What the task asks: Below are entries to be transcribed exactly; exclude the pictures from the copy.

Code that draws figures
▬▬▬

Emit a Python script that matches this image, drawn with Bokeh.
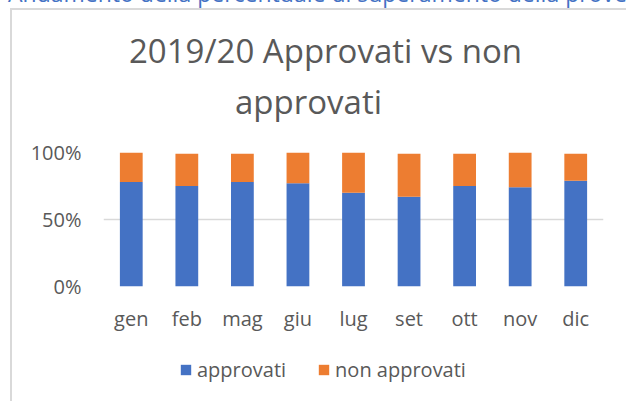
from bokeh.plotting import figure
from bokeh.layouts import column
from bokeh.models import (Range1d, FactorRange, FixedTicker, NumeralTickFormatter,
                          Legend, LegendItem, Label, ColumnDataSource, Div)
from bokeh.embed import file_html
from bokeh.resources import INLINE

# ---- data (percent) ----
months = ["gen", "feb", "mag", "giu", "lug", "set", "ott", "nov", "dic"]
approvati = [78, 75, 78, 77, 70, 67, 75, 74, 79]
non_approvati = [22, 24, 21, 23, 30, 32, 24, 26, 20]
y_ticks = [0, 50, 100]
series = ["approvati", "non approvati"]
colors = ["#4472C4", "#ED7D31"]
title_line1 = "2019/20 Approvati vs non"
title_line2 = "approvati"
page_heading = "Andamento della percentuale di superamento della prove"

FONT = "Open Sans"
GREY = "#595959"
W = 626

# page geometry (window pixels)
HEAD_H = 8                 # cut-off page heading
BX, BW = 10, 2             # chart-area border: left offset and line width
W_IN = W - BX - BW         # width of chart-area strips
TOP_H = 130 - HEAD_H - BW  # title strip
MAIN_H = 210               # plot strip
LEG_H = 401 - HEAD_H - BW - TOP_H - MAIN_H
FL = 103 - BX - BW         # frame left inside strips
FR = 603 - BX - BW         # frame right inside strips


def bare(fig):
    fig.outline_line_color = None
    fig.border_fill_color = None
    fig.background_fill_color = None
    return fig


# ---------- cut-off heading ----------
head = Div(text=('<div style="position:relative; top:-18px; left:8px; white-space:nowrap; '
                 'font-family:\'Open Sans\'; font-size:23px; line-height:23px; color:#4472C4;">'
                 + page_heading + '</div>'),
           width=W, height=HEAD_H, margin=(0, 0, 0, 0),
           styles={"overflow": "hidden"})

# ---------- title strip ----------
ptop = bare(figure(width=W_IN, height=TOP_H, x_range=Range1d(0, 1), y_range=Range1d(0, 1),
                   output_backend="svg", toolbar_location=None,
                   x_axis_location=None, y_axis_location=None, title=None,
                   min_border_left=FL, min_border_right=W_IN - FR,
                   min_border_top=0, min_border_bottom=0))
ptop.grid.visible = False
ptop.add_layout(Label(x=325 - 103, y=80, x_units="screen", y_units="screen",
                      text=title_line1, text_align="center", text_baseline="alphabetic",
                      text_font=FONT, text_font_size="33px", text_color=GREY))
ptop.add_layout(Label(x=308 - 103, y=29, x_units="screen", y_units="screen",
                      text=title_line2, text_align="center", text_baseline="alphabetic",
                      text_font=FONT, text_font_size="33px", text_color=GREY))

# ---------- main plot ----------
FT, FB = 152 - 130, 286 - 130

source = ColumnDataSource(dict(
    month=months,
    approvati=[v / 100 for v in approvati],
    **{"non approvati": [v / 100 for v in non_approvati]},
))

p = bare(figure(width=W_IN, height=MAIN_H,
                x_range=FactorRange(*months, range_padding=0),
                y_range=Range1d(0, 1),
                output_backend="svg", toolbar_location=None, title=None,
                min_border_left=FL, min_border_right=W_IN - FR,
                min_border_top=FT, min_border_bottom=MAIN_H - FB))

p.vbar_stack(series, x="month", width=0.41, color=colors, line_color=None, source=source)

p.xgrid.grid_line_color = None
p.ygrid.grid_line_color = "#D9D9D9"
p.ygrid.grid_line_width = 1.5

p.yaxis.ticker = FixedTicker(ticks=[t / 100 for t in y_ticks])
p.yaxis.formatter = NumeralTickFormatter(format="0%")
for ax in (p.xaxis[0], p.yaxis[0]):
    ax.axis_line_color = None
    ax.major_tick_line_color = None
    ax.minor_tick_line_color = None
    ax.major_tick_out = 0
    ax.major_tick_in = 0
    ax.major_label_text_font = FONT
    ax.major_label_text_font_size = "20px"
    ax.major_label_text_color = GREY
p.yaxis.major_label_standoff = 22
p.xaxis.major_label_standoff = 18

# ---------- legend strip (its bars sit outside its visible y range) ----------
pleg = bare(figure(width=W_IN, height=LEG_H,
                   x_range=FactorRange(*months, range_padding=0), y_range=Range1d(5, 6),
                   output_backend="svg", toolbar_location=None,
                   x_axis_location=None, y_axis_location=None, title=None,
                   min_border_left=FL, min_border_right=W_IN - FR,
                   min_border_top=0, min_border_bottom=0))
pleg.grid.visible = False
leg_r = pleg.vbar_stack(series, x="month", width=0.41, color=colors,
                        line_color=None, source=source)
legend = Legend(items=[LegendItem(label=series[i], renderers=[leg_r[i]]) for i in range(2)],
                orientation="horizontal", location=(179 - 103, 18),
                padding=0, margin=0, spacing=31, label_standoff=5,
                glyph_width=13, glyph_height=13, label_height=20,
                label_text_font=FONT, label_text_font_size="20px",
                label_text_color=GREY, border_line_color=None,
                background_fill_alpha=0)
pleg.add_layout(legend)

chart_area = column(ptop, p, pleg, spacing=0, margin=(0, 0, 0, BX),
                    styles={"border-left": f"{BW}px solid #D9D9D9",
                            "border-top": f"{BW}px solid #D9D9D9"})
layout = column(head, chart_area, spacing=0, styles={"background": "#FFFFFF"})

open("out.html", "w").write(file_html(layout, INLINE))
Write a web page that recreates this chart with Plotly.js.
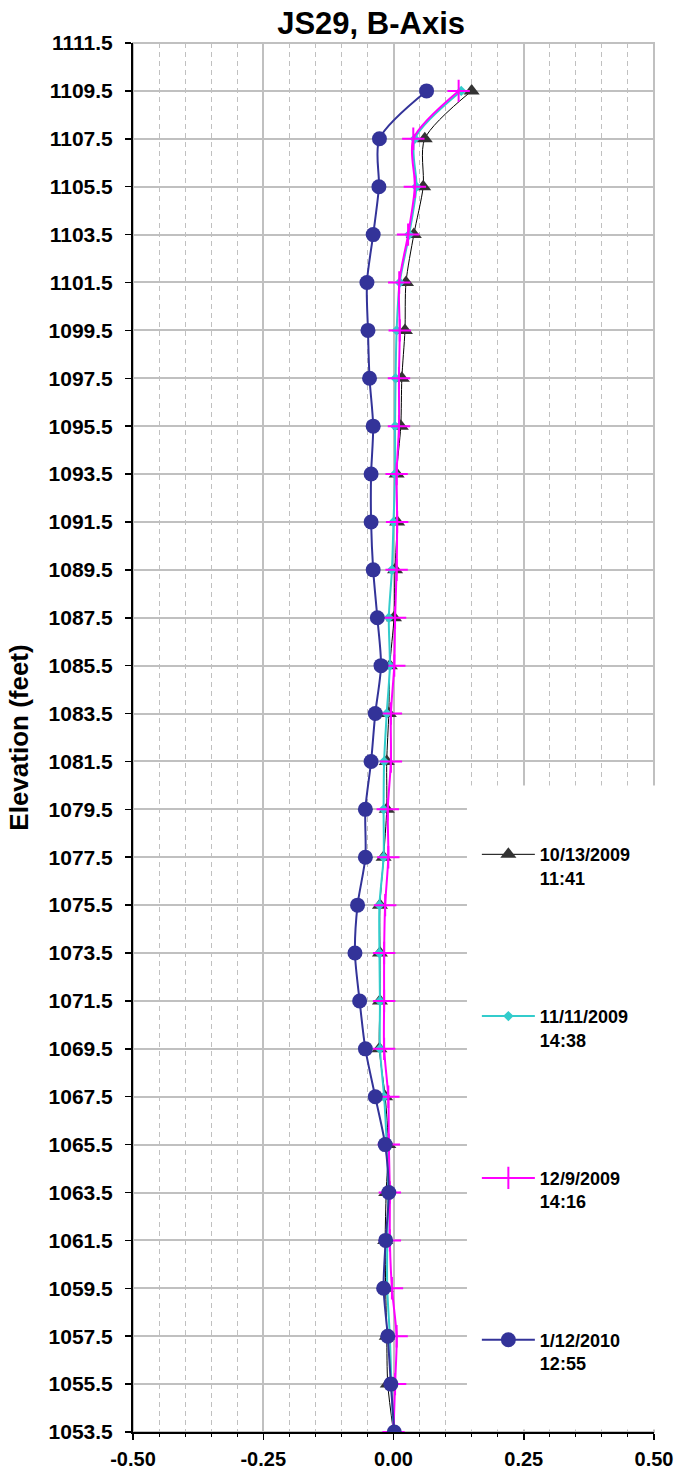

▬▬▬

Result:
Emit a Python script that matches this image, drawn with Bokeh.
from bokeh.plotting import figure
from bokeh.layouts import column
from bokeh.models import (Range1d, FactorRange, FixedTicker, NumeralTickFormatter,
                          Legend, LegendItem, Label, ColumnDataSource, Div)
from bokeh.embed import file_html
from bokeh.resources import INLINE

# ---- data (percent) ----
months = ["gen", "feb", "mag", "giu", "lug", "set", "ott", "nov", "dic"]
approvati = [78, 75, 78, 77, 70, 67, 75, 74, 79]
non_approvati = [22, 24, 21, 23, 30, 32, 24, 26, 20]
y_ticks = [0, 50, 100]
series = ["approvati", "non approvati"]
colors = ["#4472C4", "#ED7D31"]
title_line1 = "2019/20 Approvati vs non"
title_line2 = "approvati"
page_heading = "Andamento della percentuale di superamento della prove"

FONT = "Open Sans"
GREY = "#595959"
W = 626

# page geometry (window pixels)
HEAD_H = 8                 # cut-off page heading
BX, BW = 10, 2             # chart-area border: left offset and line width
W_IN = W - BX - BW         # width of chart-area strips
TOP_H = 130 - HEAD_H - BW  # title strip
MAIN_H = 210               # plot strip
LEG_H = 401 - HEAD_H - BW - TOP_H - MAIN_H
FL = 103 - BX - BW         # frame left inside strips
FR = 603 - BX - BW         # frame right inside strips


def bare(fig):
    fig.outline_line_color = None
    fig.border_fill_color = None
    fig.background_fill_color = None
    return fig


# ---------- cut-off heading ----------
head = Div(text=('<div style="position:relative; top:-18px; left:8px; white-space:nowrap; '
                 'font-family:\'Open Sans\'; font-size:23px; line-height:23px; color:#4472C4;">'
                 + page_heading + '</div>'),
           width=W, height=HEAD_H, margin=(0, 0, 0, 0),
           styles={"overflow": "hidden"})

# ---------- title strip ----------
ptop = bare(figure(width=W_IN, height=TOP_H, x_range=Range1d(0, 1), y_range=Range1d(0, 1),
                   output_backend="svg", toolbar_location=None,
                   x_axis_location=None, y_axis_location=None, title=None,
                   min_border_left=FL, min_border_right=W_IN - FR,
                   min_border_top=0, min_border_bottom=0))
ptop.grid.visible = False
ptop.add_layout(Label(x=325 - 103, y=80, x_units="screen", y_units="screen",
                      text=title_line1, text_align="center", text_baseline="alphabetic",
                      text_font=FONT, text_font_size="33px", text_color=GREY))
ptop.add_layout(Label(x=308 - 103, y=29, x_units="screen", y_units="screen",
                      text=title_line2, text_align="center", text_baseline="alphabetic",
                      text_font=FONT, text_font_size="33px", text_color=GREY))

# ---------- main plot ----------
FT, FB = 152 - 130, 286 - 130

source = ColumnDataSource(dict(
    month=months,
    approvati=[v / 100 for v in approvati],
    **{"non approvati": [v / 100 for v in non_approvati]},
))

p = bare(figure(width=W_IN, height=MAIN_H,
                x_range=FactorRange(*months, range_padding=0),
                y_range=Range1d(0, 1),
                output_backend="svg", toolbar_location=None, title=None,
                min_border_left=FL, min_border_right=W_IN - FR,
                min_border_top=FT, min_border_bottom=MAIN_H - FB))

p.vbar_stack(series, x="month", width=0.41, color=colors, line_color=None, source=source)

p.xgrid.grid_line_color = None
p.ygrid.grid_line_color = "#D9D9D9"
p.ygrid.grid_line_width = 1.5

p.yaxis.ticker = FixedTicker(ticks=[t / 100 for t in y_ticks])
p.yaxis.formatter = NumeralTickFormatter(format="0%")
for ax in (p.xaxis[0], p.yaxis[0]):
    ax.axis_line_color = None
    ax.major_tick_line_color = None
    ax.minor_tick_line_color = None
    ax.major_tick_out = 0
    ax.major_tick_in = 0
    ax.major_label_text_font = FONT
    ax.major_label_text_font_size = "20px"
    ax.major_label_text_color = GREY
p.yaxis.major_label_standoff = 22
p.xaxis.major_label_standoff = 18

# ---------- legend strip (its bars sit outside its visible y range) ----------
pleg = bare(figure(width=W_IN, height=LEG_H,
                   x_range=FactorRange(*months, range_padding=0), y_range=Range1d(5, 6),
                   output_backend="svg", toolbar_location=None,
                   x_axis_location=None, y_axis_location=None, title=None,
                   min_border_left=FL, min_border_right=W_IN - FR,
                   min_border_top=0, min_border_bottom=0))
pleg.grid.visible = False
leg_r = pleg.vbar_stack(series, x="month", width=0.41, color=colors,
                        line_color=None, source=source)
legend = Legend(items=[LegendItem(label=series[i], renderers=[leg_r[i]]) for i in range(2)],
                orientation="horizontal", location=(179 - 103, 18),
                padding=0, margin=0, spacing=31, label_standoff=5,
                glyph_width=13, glyph_height=13, label_height=20,
                label_text_font=FONT, label_text_font_size="20px",
                label_text_color=GREY, border_line_color=None,
                background_fill_alpha=0)
pleg.add_layout(legend)

chart_area = column(ptop, p, pleg, spacing=0, margin=(0, 0, 0, BX),
                    styles={"border-left": f"{BW}px solid #D9D9D9",
                            "border-top": f"{BW}px solid #D9D9D9"})
layout = column(head, chart_area, spacing=0, styles={"background": "#FFFFFF"})

open("out.html", "w").write(file_html(layout, INLINE))
Write a web page that recreates this chart with Plotly.js.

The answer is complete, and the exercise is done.